* SET PROBLEM *
In the listing below, count the lines with "this" and report only the figure.

* INPUT DATA *
★ ★ ★ ★
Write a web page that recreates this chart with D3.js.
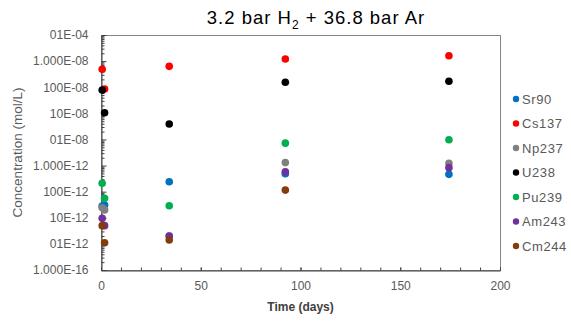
★ ★ ★ ★
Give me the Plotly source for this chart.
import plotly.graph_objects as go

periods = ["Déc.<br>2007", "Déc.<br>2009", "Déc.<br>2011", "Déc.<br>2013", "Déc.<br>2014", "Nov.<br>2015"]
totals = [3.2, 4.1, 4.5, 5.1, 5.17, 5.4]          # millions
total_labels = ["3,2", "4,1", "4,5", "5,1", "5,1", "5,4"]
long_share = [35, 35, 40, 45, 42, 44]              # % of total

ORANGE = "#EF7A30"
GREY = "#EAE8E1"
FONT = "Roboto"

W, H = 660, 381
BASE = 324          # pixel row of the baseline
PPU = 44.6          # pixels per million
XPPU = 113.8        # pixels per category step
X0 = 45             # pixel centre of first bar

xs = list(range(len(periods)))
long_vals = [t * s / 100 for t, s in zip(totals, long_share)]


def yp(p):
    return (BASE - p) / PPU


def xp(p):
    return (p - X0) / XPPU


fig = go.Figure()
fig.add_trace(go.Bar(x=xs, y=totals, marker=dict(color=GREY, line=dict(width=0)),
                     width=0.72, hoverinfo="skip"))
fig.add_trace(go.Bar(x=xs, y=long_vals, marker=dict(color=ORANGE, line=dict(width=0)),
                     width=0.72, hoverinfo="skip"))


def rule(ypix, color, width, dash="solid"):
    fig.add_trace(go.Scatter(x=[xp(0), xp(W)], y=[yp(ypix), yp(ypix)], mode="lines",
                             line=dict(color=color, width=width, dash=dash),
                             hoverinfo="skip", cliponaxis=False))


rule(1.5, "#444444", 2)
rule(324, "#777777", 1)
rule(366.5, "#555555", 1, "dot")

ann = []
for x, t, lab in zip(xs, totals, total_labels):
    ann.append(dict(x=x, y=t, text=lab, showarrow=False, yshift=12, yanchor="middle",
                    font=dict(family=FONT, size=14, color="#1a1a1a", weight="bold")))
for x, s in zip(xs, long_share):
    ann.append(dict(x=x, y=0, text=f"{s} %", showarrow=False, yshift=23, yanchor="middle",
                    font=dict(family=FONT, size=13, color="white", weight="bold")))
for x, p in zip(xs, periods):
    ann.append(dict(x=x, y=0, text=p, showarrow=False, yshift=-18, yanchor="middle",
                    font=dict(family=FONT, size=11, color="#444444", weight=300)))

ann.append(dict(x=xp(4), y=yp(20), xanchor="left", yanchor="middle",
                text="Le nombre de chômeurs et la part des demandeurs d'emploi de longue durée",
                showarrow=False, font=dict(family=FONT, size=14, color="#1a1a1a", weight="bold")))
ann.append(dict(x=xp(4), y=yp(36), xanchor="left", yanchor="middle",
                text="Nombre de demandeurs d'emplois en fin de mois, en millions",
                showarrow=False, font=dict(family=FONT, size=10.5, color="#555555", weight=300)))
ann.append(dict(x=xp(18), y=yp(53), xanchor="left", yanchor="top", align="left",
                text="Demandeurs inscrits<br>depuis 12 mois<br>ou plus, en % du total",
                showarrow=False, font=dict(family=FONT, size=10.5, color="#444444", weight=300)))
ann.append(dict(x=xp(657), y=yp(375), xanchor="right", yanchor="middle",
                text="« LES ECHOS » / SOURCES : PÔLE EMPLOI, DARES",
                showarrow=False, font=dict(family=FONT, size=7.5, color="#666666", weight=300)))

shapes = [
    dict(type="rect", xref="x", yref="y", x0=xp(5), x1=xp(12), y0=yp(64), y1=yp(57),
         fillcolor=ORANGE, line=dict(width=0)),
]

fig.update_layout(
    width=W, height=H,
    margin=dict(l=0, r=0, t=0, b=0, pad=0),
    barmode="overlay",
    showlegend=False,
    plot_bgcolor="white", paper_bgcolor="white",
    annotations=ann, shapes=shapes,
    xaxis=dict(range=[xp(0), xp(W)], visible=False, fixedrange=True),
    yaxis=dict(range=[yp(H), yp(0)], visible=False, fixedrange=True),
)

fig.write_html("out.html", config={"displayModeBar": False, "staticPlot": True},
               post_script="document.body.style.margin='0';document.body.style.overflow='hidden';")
★ ★ ★ ★
* TASK ANSWER *
2